§ Data:
================
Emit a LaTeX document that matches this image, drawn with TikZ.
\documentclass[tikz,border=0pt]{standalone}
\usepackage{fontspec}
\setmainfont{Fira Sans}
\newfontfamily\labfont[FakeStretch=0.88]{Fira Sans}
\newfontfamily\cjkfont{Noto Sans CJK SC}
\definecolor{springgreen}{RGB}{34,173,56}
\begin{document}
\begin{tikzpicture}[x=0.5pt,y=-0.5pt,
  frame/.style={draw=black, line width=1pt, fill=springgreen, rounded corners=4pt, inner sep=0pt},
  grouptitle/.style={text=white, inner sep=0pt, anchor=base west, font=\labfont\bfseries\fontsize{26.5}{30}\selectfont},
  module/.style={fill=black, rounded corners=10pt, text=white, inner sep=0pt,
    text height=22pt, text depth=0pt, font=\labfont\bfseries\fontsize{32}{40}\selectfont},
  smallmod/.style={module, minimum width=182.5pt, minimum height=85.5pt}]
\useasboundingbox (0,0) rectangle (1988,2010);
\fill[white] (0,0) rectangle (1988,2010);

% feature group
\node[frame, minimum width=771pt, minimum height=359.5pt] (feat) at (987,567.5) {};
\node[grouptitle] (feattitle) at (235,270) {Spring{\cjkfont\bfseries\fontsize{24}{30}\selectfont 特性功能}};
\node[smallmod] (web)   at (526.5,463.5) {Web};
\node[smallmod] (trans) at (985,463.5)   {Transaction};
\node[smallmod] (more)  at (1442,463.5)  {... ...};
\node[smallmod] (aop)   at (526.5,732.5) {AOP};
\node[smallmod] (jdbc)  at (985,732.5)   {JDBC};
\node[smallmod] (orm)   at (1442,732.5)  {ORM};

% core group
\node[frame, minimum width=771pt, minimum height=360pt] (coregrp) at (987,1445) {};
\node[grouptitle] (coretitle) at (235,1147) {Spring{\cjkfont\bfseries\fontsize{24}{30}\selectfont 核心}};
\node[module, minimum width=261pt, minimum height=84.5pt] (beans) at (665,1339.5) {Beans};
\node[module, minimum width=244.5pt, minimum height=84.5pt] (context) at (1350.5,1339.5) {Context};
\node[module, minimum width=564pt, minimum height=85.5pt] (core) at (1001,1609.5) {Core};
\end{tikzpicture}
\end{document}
================
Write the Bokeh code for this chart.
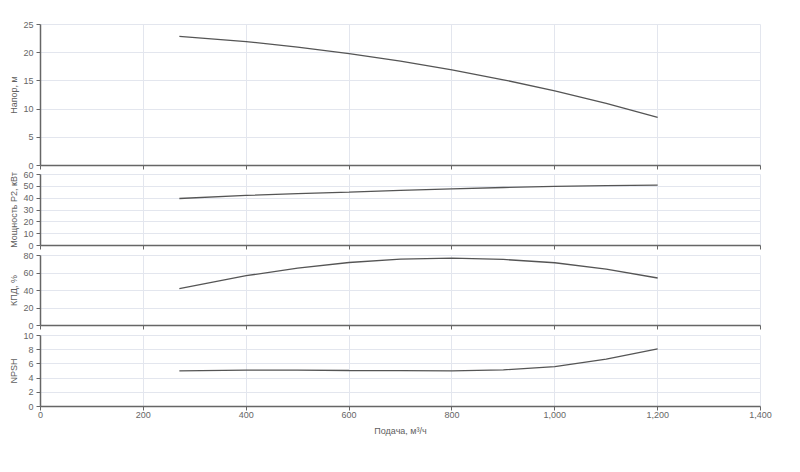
================
§ Task objective: Copy each line from the data above that includes "this".

§ Reply to the exercise:
Emit a LaTeX document that matches this image, drawn with TikZ.
Write the Bokeh code for this chart.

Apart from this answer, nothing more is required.